■ **WHAT IS BEING ASKED**
Quote the data below in full, minus the images.

■ **DATA SECTION**
════
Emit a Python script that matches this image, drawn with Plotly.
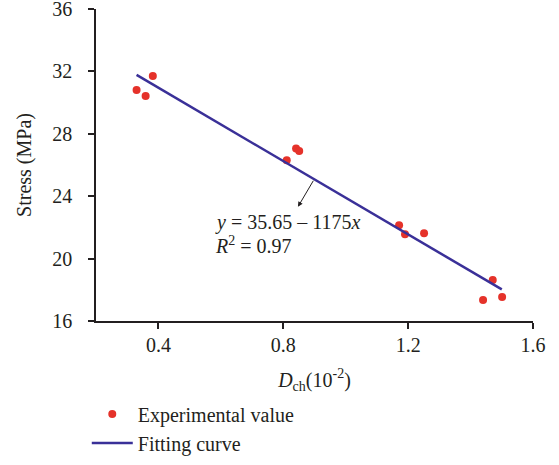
import plotly.graph_objects as go

# Experimental data: D_ch (10^-2) vs stress (MPa)
dch = [0.330, 0.359, 0.382, 0.811, 0.841, 0.851, 1.171, 1.190, 1.251, 1.440, 1.471, 1.501]
stress = [30.8, 30.42, 31.7, 26.3, 27.05, 26.9, 22.13, 21.56, 21.62, 17.35, 18.63, 17.54]

# Fitting curve y = 35.65 - 1175x  (x in units of 10^-2 on the axis)
fit_intercept = 35.65
fit_slope = -11.75
fit_x = [0.33, 1.50]
fit_y = [fit_intercept + fit_slope * v for v in fit_x]

x_ticks = [0.4, 0.8, 1.2, 1.6]
x_labels = ["0.4", "0.8", "1.2", "1.6"]
y_ticks = [16, 20, 24, 28, 32, 36]

FONT = "Liberation Serif"
FS = 20
RED = "#e5322a"
BLUE = "#3a3098"
AX = "#231f20"
TXT = "#231f20"

fig = go.Figure()
fig.add_trace(go.Scatter(x=dch, y=stress, mode="markers", name="Experimental value",
                         marker=dict(color=RED, size=8)))
fig.add_trace(go.Scatter(x=fit_x, y=fit_y, mode="lines", name="Fitting curve",
                         line=dict(color=BLUE, width=2.5)))

# arrow from the fitted line down to the equation
fig.add_annotation(x=0.847, y=23.32, ax=0.899, ay=fit_intercept + fit_slope * 0.899,
                   xref="x", yref="y", axref="x", ayref="y",
                   showarrow=True, arrowhead=2, arrowsize=1, arrowwidth=1, arrowcolor=TXT,
                   text="", standoff=0, startstandoff=0)
fig.add_annotation(x=0.575, y=22.34, xref="x", yref="y", xanchor="left", yanchor="middle",
                   showarrow=False, text="<i>y</i> = 35.65 – 1175<i>x</i>",
                   font=dict(family=FONT, size=FS, color=TXT))
fig.add_annotation(x=0.575, y=20.86, xref="x", yref="y", xanchor="left", yanchor="middle",
                   showarrow=False, text="<i>R</i><sup>2</sup> = 0.97",
                   font=dict(family=FONT, size=FS, color=TXT))

axis_common = dict(showline=True, linecolor=AX, linewidth=1.5, ticks="outside",
                   ticklen=6, tickwidth=1.5, tickcolor=AX, showgrid=False, zeroline=False,
                   ticklabeloverflow="allow", automargin=False,
                   tickfont=dict(family=FONT, size=FS, color=TXT),
                   title_font=dict(family=FONT, size=FS, color=TXT))

fig.update_xaxes(range=[0.2, 1.6], tickvals=x_ticks, ticktext=x_labels,
                 title_text="<i>D</i><sub>ch</sub>(10<sup>-2</sup>)", title_standoff=18,
                 ticklabelstandoff=-1, **axis_common)
fig.update_yaxes(range=[16, 36], tickvals=y_ticks, title_text="Stress (MPa)",
                 ticklabelstandoff=12, **axis_common)

fig.update_layout(
    width=559, height=465,
    margin=dict(l=96, r=26, t=9, b=144, autoexpand=False),
    plot_bgcolor="white", paper_bgcolor="white",
    font=dict(family=FONT, size=FS, color=TXT),
    showlegend=True,
    legend=dict(x=-0.0211, y=-0.2353, xanchor="left", yanchor="top", orientation="v",
                itemwidth=41, tracegroupgap=0, bgcolor="rgba(0,0,0,0)",
                font=dict(family=FONT, size=FS, color=TXT)),
)

fig.write_html("out.html", config={"displayModeBar": False},
               post_script="document.body.style.margin='0px';")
════
■ **THE RESULT**
Emit a Python script that matches this image, drawn with Plotly.
import plotly.graph_objects as go

# Experimental data: D_ch (10^-2) vs stress (MPa)
dch = [0.330, 0.359, 0.382, 0.811, 0.841, 0.851, 1.171, 1.190, 1.251, 1.440, 1.471, 1.501]
stress = [30.8, 30.42, 31.7, 26.3, 27.05, 26.9, 22.13, 21.56, 21.62, 17.35, 18.63, 17.54]

# Fitting curve y = 35.65 - 1175x  (x in units of 10^-2 on the axis)
fit_intercept = 35.65
fit_slope = -11.75
fit_x = [0.33, 1.50]
fit_y = [fit_intercept + fit_slope * v for v in fit_x]

x_ticks = [0.4, 0.8, 1.2, 1.6]
x_labels = ["0.4", "0.8", "1.2", "1.6"]
y_ticks = [16, 20, 24, 28, 32, 36]

FONT = "Liberation Serif"
FS = 20
RED = "#e5322a"
BLUE = "#3a3098"
AX = "#231f20"
TXT = "#231f20"

fig = go.Figure()
fig.add_trace(go.Scatter(x=dch, y=stress, mode="markers", name="Experimental value",
                         marker=dict(color=RED, size=8)))
fig.add_trace(go.Scatter(x=fit_x, y=fit_y, mode="lines", name="Fitting curve",
                         line=dict(color=BLUE, width=2.5)))

# arrow from the fitted line down to the equation
fig.add_annotation(x=0.847, y=23.32, ax=0.899, ay=fit_intercept + fit_slope * 0.899,
                   xref="x", yref="y", axref="x", ayref="y",
                   showarrow=True, arrowhead=2, arrowsize=1, arrowwidth=1, arrowcolor=TXT,
                   text="", standoff=0, startstandoff=0)
fig.add_annotation(x=0.575, y=22.34, xref="x", yref="y", xanchor="left", yanchor="middle",
                   showarrow=False, text="<i>y</i> = 35.65 – 1175<i>x</i>",
                   font=dict(family=FONT, size=FS, color=TXT))
fig.add_annotation(x=0.575, y=20.86, xref="x", yref="y", xanchor="left", yanchor="middle",
                   showarrow=False, text="<i>R</i><sup>2</sup> = 0.97",
                   font=dict(family=FONT, size=FS, color=TXT))

axis_common = dict(showline=True, linecolor=AX, linewidth=1.5, ticks="outside",
                   ticklen=6, tickwidth=1.5, tickcolor=AX, showgrid=False, zeroline=False,
                   ticklabeloverflow="allow", automargin=False,
                   tickfont=dict(family=FONT, size=FS, color=TXT),
                   title_font=dict(family=FONT, size=FS, color=TXT))

fig.update_xaxes(range=[0.2, 1.6], tickvals=x_ticks, ticktext=x_labels,
                 title_text="<i>D</i><sub>ch</sub>(10<sup>-2</sup>)", title_standoff=18,
                 ticklabelstandoff=-1, **axis_common)
fig.update_yaxes(range=[16, 36], tickvals=y_ticks, title_text="Stress (MPa)",
                 ticklabelstandoff=12, **axis_common)

fig.update_layout(
    width=559, height=465,
    margin=dict(l=96, r=26, t=9, b=144, autoexpand=False),
    plot_bgcolor="white", paper_bgcolor="white",
    font=dict(family=FONT, size=FS, color=TXT),
    showlegend=True,
    legend=dict(x=-0.0211, y=-0.2353, xanchor="left", yanchor="top", orientation="v",
                itemwidth=41, tracegroupgap=0, bgcolor="rgba(0,0,0,0)",
                font=dict(family=FONT, size=FS, color=TXT)),
)

fig.write_html("out.html", config={"displayModeBar": False},
               post_script="document.body.style.margin='0px';")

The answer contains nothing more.